General Motors' plan for powertrain expansion and work consolidation (February 2013)Enlarge Photo
General Motors has announced more shuffling of its future-tech facilities.
Back in October, the automaker shut down a fuel cell center in Honeoye Falls, New York and shifted operations (along with 220 jobs) to Pontiac, Michigan. Outposts in Torrance, California, Castleton, Indiana, and Warren, Michigan are also being relocated to Pontiac, as is GM's Systems Research Lab in Wixom, Michigan.
GM's other major project in Wixom, the Performance Build Center (which crafts engines for the Chevrolet Corvette), is migrating to the automaker's Corvette assembly plant in Bowling Green, Kentucky.

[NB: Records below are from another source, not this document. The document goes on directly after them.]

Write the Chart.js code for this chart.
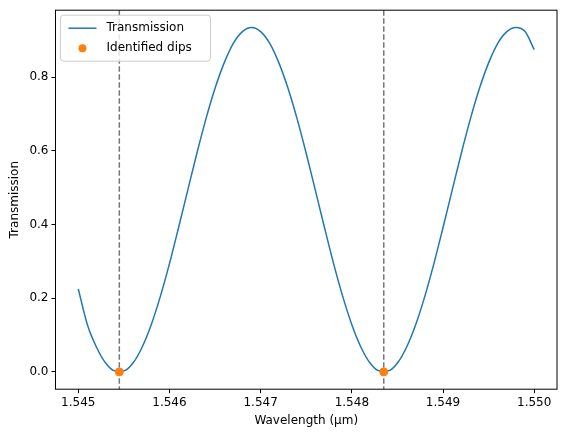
<!DOCTYPE html><html><head><script src="https://cdn.jsdelivr.net/npm/chart.js"></script>
<style>body{margin:0;background:#fff}#w{width:567px;height:432px}</style></head><body><div id="w"><canvas id="c"></canvas></div>
<script>
const wavelengths=[];for(let i=0;i<=50;i++)wavelengths.push(+(1.545+i*0.0001).toFixed(4));
const transmission=[0.225,0.128,0.067,0.024,0.003,0.003,0.024,0.067,0.128,0.205,0.294,0.392,0.493,0.593,0.687,0.770,0.839,0.892,0.924,0.935,0.924,0.892,0.839,0.770,0.687,0.593,0.493,0.392,0.294,0.205,0.128,0.067,0.024,0.003,0.003,0.024,0.067,0.128,0.205,0.294,0.392,0.493,0.593,0.687,0.770,0.839,0.892,0.924,0.935,0.924,0.875];
const dipX=[1.54545,1.54835];const dipY=[0,0];
const font={family:'DejaVu Sans',size:12};
const extras={id:'extras',
 beforeDatasetsDraw(ch){const {ctx,scales:{x},chartArea:a}=ch;ctx.save();ctx.strokeStyle='#777';ctx.lineWidth=1.5;ctx.setLineDash([5.5,2.5]);
  dipX.forEach(v=>{const p=x.getPixelForValue(v);ctx.beginPath();ctx.moveTo(p,a.top);ctx.lineTo(p,a.bottom);ctx.stroke();});ctx.restore();},
 afterDraw(ch){const {ctx,chartArea:a}=ch;ctx.save();
  ctx.strokeStyle='#000';ctx.lineWidth=1;ctx.strokeRect(a.left,a.top,a.right-a.left,a.bottom-a.top);
  const lx=a.left+5,ly=a.top+5;ctx.fillStyle='rgba(255,255,255,0.8)';ctx.strokeStyle='#ccc';
  ctx.beginPath();ctx.roundRect(lx,ly,150,46,3);ctx.fill();ctx.stroke();
  ctx.strokeStyle='#1f77b4';ctx.lineWidth=1.5;ctx.beginPath();ctx.moveTo(lx+8,ly+13);ctx.lineTo(lx+36,ly+13);ctx.stroke();
  ctx.fillStyle='#ff7f0e';ctx.beginPath();ctx.arc(lx+22,ly+33,4,0,Math.PI*2);ctx.fill();
  ctx.fillStyle='#000';ctx.font='12px DejaVu Sans';ctx.textBaseline='middle';
  ctx.fillText('Transmission',lx+46,ly+13);ctx.fillText('Identified dips',lx+46,ly+33);ctx.restore();}};
const grid={display:true,color:'transparent',tickColor:'#000',tickLength:4,drawOnChartArea:false};
new Chart(document.getElementById('c'),{type:'line',
 data:{labels:wavelengths,datasets:[
  {data:wavelengths.map((v,i)=>({x:v,y:transmission[i]})),borderColor:'#1f77b4',borderWidth:1.5,pointRadius:0,cubicInterpolationMode:'monotone',order:2},
  {type:'scatter',data:dipX.map((v,i)=>({x:v,y:dipY[i]})),backgroundColor:'#ff7f0e',borderColor:'#ff7f0e',pointRadius:4,order:1}]},
 options:{responsive:true,maintainAspectRatio:false,animation:false,
  layout:{padding:{left:6,right:10,top:8,bottom:0}},
  plugins:{legend:{display:false},tooltip:{enabled:false}},
  scales:{
   x:{type:'linear',min:1.54475,max:1.55025,grid,border:{display:false},
    ticks:{color:'#000',font,padding:2,callback:v=>v.toFixed(3)},
    afterBuildTicks(s){s.ticks=[1.545,1.546,1.547,1.548,1.549,1.55].map(v=>({value:v}));},
    title:{display:true,text:'Wavelength (μm)',color:'#000',font,padding:{top:2,bottom:4}}},
   y:{min:-0.047,max:0.982,grid,border:{display:false},
    afterBuildTicks(s){s.ticks=[0,0.2,0.4,0.6,0.8].map(v=>({value:v}));},
    ticks:{color:'#000',font,padding:3,callback:v=>v.toFixed(1)},
    title:{display:true,text:'Transmission',color:'#000',font,padding:{top:2,bottom:4}}}}},
 plugins:[extras]});
</script></body></html>
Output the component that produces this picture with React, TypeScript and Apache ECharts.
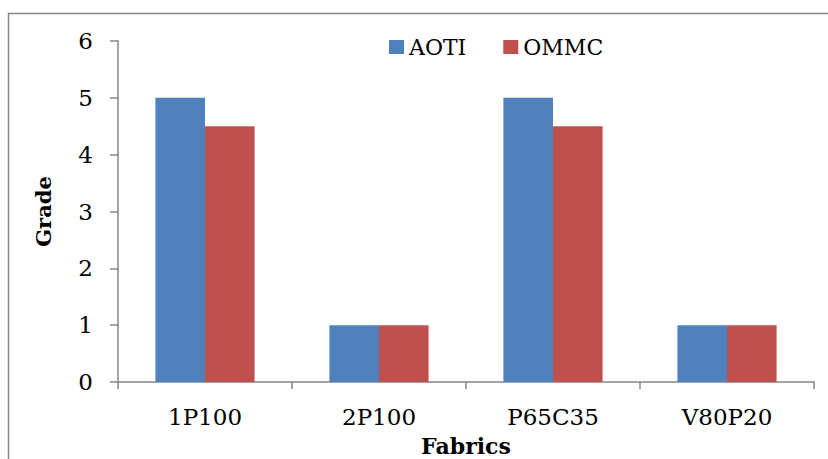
import React, { useEffect, useRef } from "react";
import * as echarts from "echarts";

const categories = ["1P100", "2P100", "P65C35", "V80P20"];
const aotiValues = [5, 1, 5, 1];
const ommcValues = [4.5, 1, 4.5, 1];
const yTicks = { min: 0, max: 6, interval: 1 };

export default function App() {
  const ref = useRef<HTMLDivElement>(null);
  useEffect(() => {
    document.body.style.margin = "0";
    const chart = echarts.init(ref.current!, undefined, { renderer: "svg" });
    const font = "'DejaVu Serif', 'Liberation Serif', serif";
    chart.setOption({
      animation: false,
      textStyle: { fontFamily: font },
      graphic: [
        {
          type: "rect",
          shape: { x: 8.5, y: 13.5, width: 840, height: 460 },
          style: { fill: "none", stroke: "#868686", lineWidth: 1.5 },
          silent: true,
        },
      ],
      legend: {
        left: 384,
        top: 31,
        itemWidth: 15,
        itemHeight: 14,
        itemGap: 37,
        icon: "rect",
        textStyle: { fontFamily: font, fontSize: 22, color: "#000" },
        data: ["AOTI", "OMMC"],
      },
      grid: { left: 118, top: 41, right: 14, bottom: 77, containLabel: false, outerBoundsMode: "none" },
      xAxis: {
        type: "category",
        data: categories,
        name: "Fabrics",
        nameLocation: "middle",
        nameGap: 53,
        nameTextStyle: { fontFamily: font, fontSize: 22, lineHeight: 22, fontWeight: "bold", color: "#000" },
        axisLine: { lineStyle: { color: "#868686", width: 1.5 } },
        axisTick: { show: true, length: 7, lineStyle: { color: "#868686", width: 1.5 } },
        axisLabel: { fontFamily: font, fontSize: 23, color: "#000", margin: 23 },
      },
      yAxis: {
        type: "value",
        min: yTicks.min,
        max: yTicks.max,
        interval: yTicks.interval,
        name: "Grade",
        nameLocation: "middle",
        nameGap: 64,
        nameTextStyle: { fontFamily: font, fontSize: 21, fontWeight: "bold", color: "#000" },
        axisLine: { show: true, lineStyle: { color: "#868686", width: 1.5 } },
        axisTick: { show: true, length: 8, lineStyle: { color: "#868686", width: 1.5 } },
        axisLabel: { fontFamily: font, fontSize: 23, color: "#000", margin: 25 },
        splitLine: { show: false },
      },
      series: [
        {
          name: "AOTI",
          type: "bar",
          data: aotiValues,
          itemStyle: { color: "#4F81BD" },
          barGap: "0%",
          barCategoryGap: "43%",
        },
        {
          name: "OMMC",
          type: "bar",
          data: ommcValues,
          itemStyle: { color: "#C0504D" },
          barGap: "0%",
          barCategoryGap: "43%",
        },
      ],
    });
    return () => chart.dispose();
  }, []);
  return <div ref={ref} style={{ width: 828, height: 459 }} />;
}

To accommodate these consolidations, GM will invest about $3.5 million in Bowling Green and $200 million at its Global Powertrain Engineering Headquarters in Pontiac. According to a GM press release, the latter funds will be used to build a 138,000 square-foot test wing, which the company expects to open sometime in the later half of 2014. The consolidations in Pontiac will add around 400 jobs at the facility.
GM says that the Pontiac expansion will cut down on the time it takes engineers to test and develop new powertrain technologies. In its press release, the automaker explains that "The center’s state-of-the-art facilities allow engineers to test engines under extreme conditions, including cold ambient temperatures, high RPMs, and repetitive starting and stopping, to assure world-class durability, reliability and quality."
Exactly what GM will be developing in Pontiac is a matter for speculation. As we reported back in November, GM plans to continue enhancing its mild-hybrid e-Assist system. But GM Product Chief Mary Barra has also said that GM will "make educated bets on which technologies hold the most potential for creating values for our customers and our company... We think plug-in technology will plan an increasingly important role over the years to come."
We'd wager that GM's newly centralized workforce will be focused on improving the Voltec powertrain technology found in the Chevrolet Volt and the upcoming Cadillac ELR -- if we were the betting sort, that is. We'll keep you posted.